Source data
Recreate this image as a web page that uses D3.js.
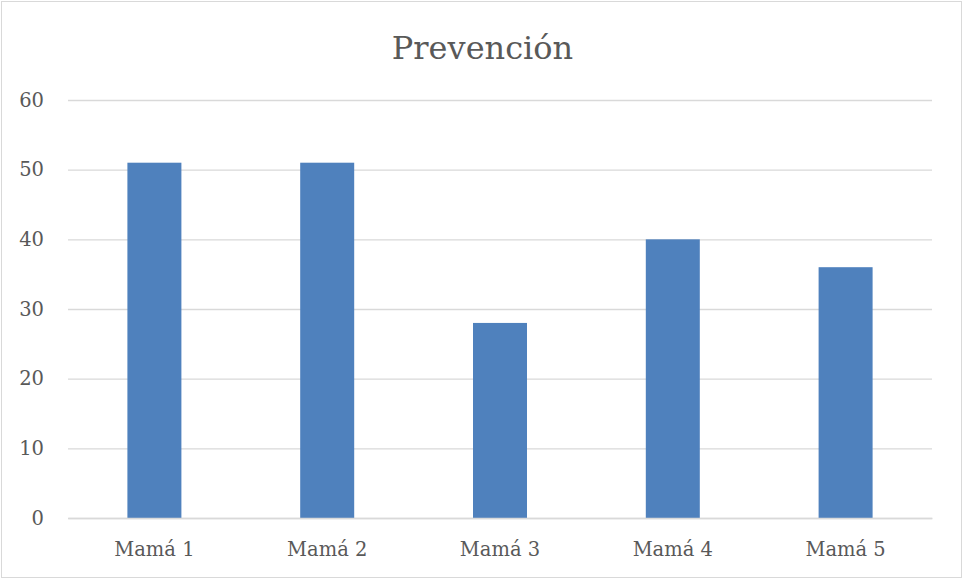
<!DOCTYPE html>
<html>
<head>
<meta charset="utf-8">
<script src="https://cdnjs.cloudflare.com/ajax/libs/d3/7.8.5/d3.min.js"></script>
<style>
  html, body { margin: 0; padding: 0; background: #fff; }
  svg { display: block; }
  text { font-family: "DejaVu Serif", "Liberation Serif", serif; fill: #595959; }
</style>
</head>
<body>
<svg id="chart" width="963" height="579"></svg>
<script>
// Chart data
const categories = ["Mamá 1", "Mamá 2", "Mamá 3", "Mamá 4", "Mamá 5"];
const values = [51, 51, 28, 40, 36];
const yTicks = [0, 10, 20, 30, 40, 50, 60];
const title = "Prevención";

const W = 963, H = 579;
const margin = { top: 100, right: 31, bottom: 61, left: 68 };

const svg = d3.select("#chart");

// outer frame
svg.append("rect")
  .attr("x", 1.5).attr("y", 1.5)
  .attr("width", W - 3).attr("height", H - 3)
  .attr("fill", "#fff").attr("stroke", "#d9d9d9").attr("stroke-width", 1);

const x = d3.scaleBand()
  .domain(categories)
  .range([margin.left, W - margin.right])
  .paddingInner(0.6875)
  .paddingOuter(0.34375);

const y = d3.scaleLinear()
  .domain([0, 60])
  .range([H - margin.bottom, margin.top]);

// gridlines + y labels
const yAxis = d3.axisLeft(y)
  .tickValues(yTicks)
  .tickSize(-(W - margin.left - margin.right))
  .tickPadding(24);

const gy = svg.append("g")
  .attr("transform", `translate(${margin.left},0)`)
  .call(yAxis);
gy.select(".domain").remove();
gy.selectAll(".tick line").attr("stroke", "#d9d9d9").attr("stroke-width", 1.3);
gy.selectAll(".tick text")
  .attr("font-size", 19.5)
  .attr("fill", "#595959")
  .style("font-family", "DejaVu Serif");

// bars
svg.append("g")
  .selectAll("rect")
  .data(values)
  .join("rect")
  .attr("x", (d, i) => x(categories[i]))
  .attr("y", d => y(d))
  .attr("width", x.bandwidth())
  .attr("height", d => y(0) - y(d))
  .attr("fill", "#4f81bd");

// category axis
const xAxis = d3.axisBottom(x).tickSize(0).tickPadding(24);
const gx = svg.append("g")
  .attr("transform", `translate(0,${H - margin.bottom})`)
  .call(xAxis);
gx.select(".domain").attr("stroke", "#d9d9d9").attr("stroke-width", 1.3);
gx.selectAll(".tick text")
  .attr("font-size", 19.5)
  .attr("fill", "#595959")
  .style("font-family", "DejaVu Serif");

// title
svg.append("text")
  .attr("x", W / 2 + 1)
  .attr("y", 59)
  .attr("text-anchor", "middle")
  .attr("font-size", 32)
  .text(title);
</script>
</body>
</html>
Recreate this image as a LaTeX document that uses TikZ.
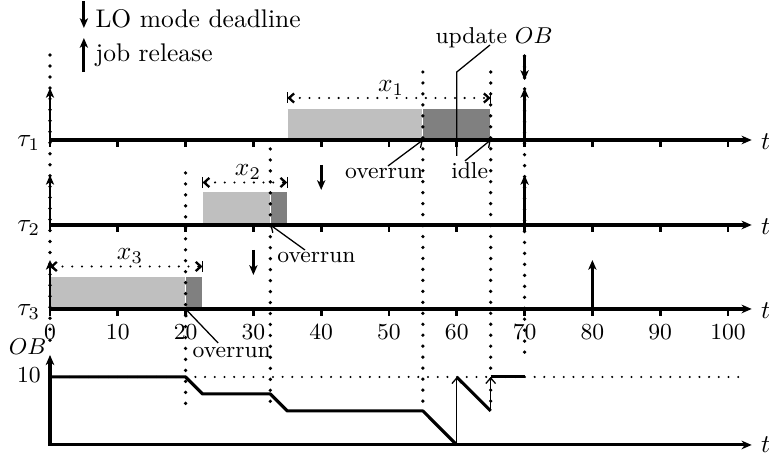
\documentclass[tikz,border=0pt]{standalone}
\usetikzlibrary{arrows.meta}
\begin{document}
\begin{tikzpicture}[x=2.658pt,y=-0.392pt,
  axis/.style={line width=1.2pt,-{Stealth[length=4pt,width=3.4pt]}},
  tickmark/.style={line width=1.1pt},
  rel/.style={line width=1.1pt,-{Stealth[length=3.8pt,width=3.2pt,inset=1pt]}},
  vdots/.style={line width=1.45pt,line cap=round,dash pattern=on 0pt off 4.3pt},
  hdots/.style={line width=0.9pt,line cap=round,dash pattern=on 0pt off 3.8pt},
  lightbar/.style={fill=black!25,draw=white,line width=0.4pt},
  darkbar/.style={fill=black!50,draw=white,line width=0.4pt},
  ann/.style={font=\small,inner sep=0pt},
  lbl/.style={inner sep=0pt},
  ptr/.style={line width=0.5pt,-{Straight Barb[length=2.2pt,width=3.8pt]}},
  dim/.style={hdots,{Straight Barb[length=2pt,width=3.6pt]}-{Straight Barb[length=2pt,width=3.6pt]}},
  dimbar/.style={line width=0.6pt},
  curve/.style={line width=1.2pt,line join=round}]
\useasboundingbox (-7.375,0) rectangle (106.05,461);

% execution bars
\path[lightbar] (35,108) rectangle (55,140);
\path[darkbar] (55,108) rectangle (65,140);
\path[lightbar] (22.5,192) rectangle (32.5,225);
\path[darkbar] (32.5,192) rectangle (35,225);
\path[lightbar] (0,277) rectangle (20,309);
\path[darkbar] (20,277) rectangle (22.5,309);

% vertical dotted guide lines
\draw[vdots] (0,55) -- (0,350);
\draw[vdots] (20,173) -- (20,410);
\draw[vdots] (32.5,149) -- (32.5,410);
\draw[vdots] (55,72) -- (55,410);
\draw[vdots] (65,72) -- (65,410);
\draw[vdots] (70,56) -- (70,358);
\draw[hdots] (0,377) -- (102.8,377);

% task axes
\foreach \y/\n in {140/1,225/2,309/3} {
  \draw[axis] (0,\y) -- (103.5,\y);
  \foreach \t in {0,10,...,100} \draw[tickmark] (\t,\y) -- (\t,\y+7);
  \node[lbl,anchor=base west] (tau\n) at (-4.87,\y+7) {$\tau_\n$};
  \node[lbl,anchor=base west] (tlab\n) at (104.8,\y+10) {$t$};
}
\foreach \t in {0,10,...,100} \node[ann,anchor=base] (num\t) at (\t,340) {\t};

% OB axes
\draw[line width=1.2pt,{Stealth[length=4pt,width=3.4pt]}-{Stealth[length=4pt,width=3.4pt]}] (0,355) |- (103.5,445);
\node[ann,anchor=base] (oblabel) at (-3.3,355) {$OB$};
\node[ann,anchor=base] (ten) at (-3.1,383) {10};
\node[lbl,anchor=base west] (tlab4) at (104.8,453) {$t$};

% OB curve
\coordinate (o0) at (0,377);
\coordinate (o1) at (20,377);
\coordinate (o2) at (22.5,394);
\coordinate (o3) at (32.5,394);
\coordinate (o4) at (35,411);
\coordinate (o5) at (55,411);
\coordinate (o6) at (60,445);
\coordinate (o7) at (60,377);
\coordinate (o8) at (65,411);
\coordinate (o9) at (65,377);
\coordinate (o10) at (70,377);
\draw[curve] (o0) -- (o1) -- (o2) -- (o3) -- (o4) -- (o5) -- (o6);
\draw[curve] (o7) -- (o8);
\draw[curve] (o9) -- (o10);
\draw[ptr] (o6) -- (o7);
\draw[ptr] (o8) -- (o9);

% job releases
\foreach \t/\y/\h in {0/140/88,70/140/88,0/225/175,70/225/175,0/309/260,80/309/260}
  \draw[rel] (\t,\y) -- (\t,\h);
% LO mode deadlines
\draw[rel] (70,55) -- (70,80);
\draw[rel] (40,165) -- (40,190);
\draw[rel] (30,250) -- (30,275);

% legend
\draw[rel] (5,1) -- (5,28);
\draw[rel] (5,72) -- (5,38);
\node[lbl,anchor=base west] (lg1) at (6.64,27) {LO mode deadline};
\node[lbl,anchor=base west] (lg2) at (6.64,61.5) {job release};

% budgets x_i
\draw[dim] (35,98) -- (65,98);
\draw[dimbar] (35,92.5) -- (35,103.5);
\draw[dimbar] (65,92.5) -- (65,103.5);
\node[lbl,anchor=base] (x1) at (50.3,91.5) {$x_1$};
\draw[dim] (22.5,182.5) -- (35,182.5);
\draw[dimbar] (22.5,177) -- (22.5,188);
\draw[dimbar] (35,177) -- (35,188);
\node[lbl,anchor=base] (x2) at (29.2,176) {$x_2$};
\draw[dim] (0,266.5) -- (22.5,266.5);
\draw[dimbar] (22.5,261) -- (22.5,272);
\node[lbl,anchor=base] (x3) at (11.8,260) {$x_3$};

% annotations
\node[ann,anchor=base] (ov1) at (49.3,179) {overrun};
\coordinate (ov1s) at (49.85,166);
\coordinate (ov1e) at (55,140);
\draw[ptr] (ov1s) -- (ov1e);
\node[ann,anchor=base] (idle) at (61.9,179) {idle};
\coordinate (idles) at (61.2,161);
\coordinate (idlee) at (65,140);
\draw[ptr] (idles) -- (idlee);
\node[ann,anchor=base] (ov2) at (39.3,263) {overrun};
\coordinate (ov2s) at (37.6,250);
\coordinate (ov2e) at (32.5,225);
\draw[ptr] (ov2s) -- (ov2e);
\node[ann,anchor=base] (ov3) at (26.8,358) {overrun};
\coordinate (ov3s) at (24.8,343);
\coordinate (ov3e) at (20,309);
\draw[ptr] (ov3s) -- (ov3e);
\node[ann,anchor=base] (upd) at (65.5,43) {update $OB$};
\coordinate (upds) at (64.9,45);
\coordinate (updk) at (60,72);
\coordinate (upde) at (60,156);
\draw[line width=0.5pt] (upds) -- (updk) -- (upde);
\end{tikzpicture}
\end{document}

==

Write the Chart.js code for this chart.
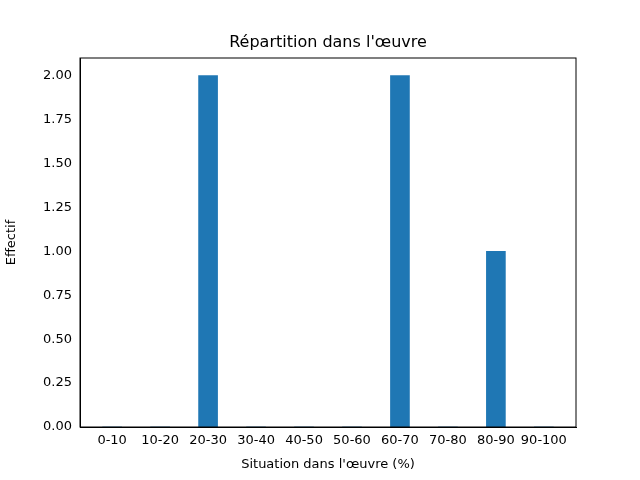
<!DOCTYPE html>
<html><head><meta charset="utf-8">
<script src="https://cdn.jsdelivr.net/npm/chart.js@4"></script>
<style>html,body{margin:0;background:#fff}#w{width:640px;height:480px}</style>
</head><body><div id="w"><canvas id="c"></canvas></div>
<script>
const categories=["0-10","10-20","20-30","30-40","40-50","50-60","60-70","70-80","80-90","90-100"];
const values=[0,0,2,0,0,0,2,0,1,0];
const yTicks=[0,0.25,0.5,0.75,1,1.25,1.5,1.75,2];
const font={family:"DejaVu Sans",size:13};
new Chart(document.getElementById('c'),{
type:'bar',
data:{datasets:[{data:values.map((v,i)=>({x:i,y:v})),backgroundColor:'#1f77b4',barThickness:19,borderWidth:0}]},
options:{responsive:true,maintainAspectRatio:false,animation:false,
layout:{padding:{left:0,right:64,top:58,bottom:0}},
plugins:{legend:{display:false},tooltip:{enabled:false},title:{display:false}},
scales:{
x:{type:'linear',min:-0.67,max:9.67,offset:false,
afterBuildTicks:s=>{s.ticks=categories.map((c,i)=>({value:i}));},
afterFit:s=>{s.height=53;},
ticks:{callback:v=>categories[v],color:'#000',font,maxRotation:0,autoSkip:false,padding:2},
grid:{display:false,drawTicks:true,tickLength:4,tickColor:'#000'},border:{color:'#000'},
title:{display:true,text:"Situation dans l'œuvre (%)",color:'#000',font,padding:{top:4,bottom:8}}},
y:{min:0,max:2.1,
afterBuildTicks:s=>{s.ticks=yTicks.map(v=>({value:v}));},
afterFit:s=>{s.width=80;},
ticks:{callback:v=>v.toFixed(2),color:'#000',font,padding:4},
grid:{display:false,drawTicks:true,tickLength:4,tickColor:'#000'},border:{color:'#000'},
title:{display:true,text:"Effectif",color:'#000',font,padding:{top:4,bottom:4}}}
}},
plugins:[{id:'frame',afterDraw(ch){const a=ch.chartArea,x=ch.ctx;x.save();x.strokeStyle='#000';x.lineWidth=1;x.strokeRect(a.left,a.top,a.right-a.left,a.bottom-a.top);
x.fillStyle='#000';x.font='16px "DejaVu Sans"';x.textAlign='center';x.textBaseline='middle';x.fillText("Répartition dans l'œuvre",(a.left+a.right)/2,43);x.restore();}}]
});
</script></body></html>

▸ Work instructions:
Copy every line of the data that holds the string "image".

▸ Result of the task:
Recreate this image as a web page that uses D3.js.
Recreate this image as a LaTeX document that uses TikZ.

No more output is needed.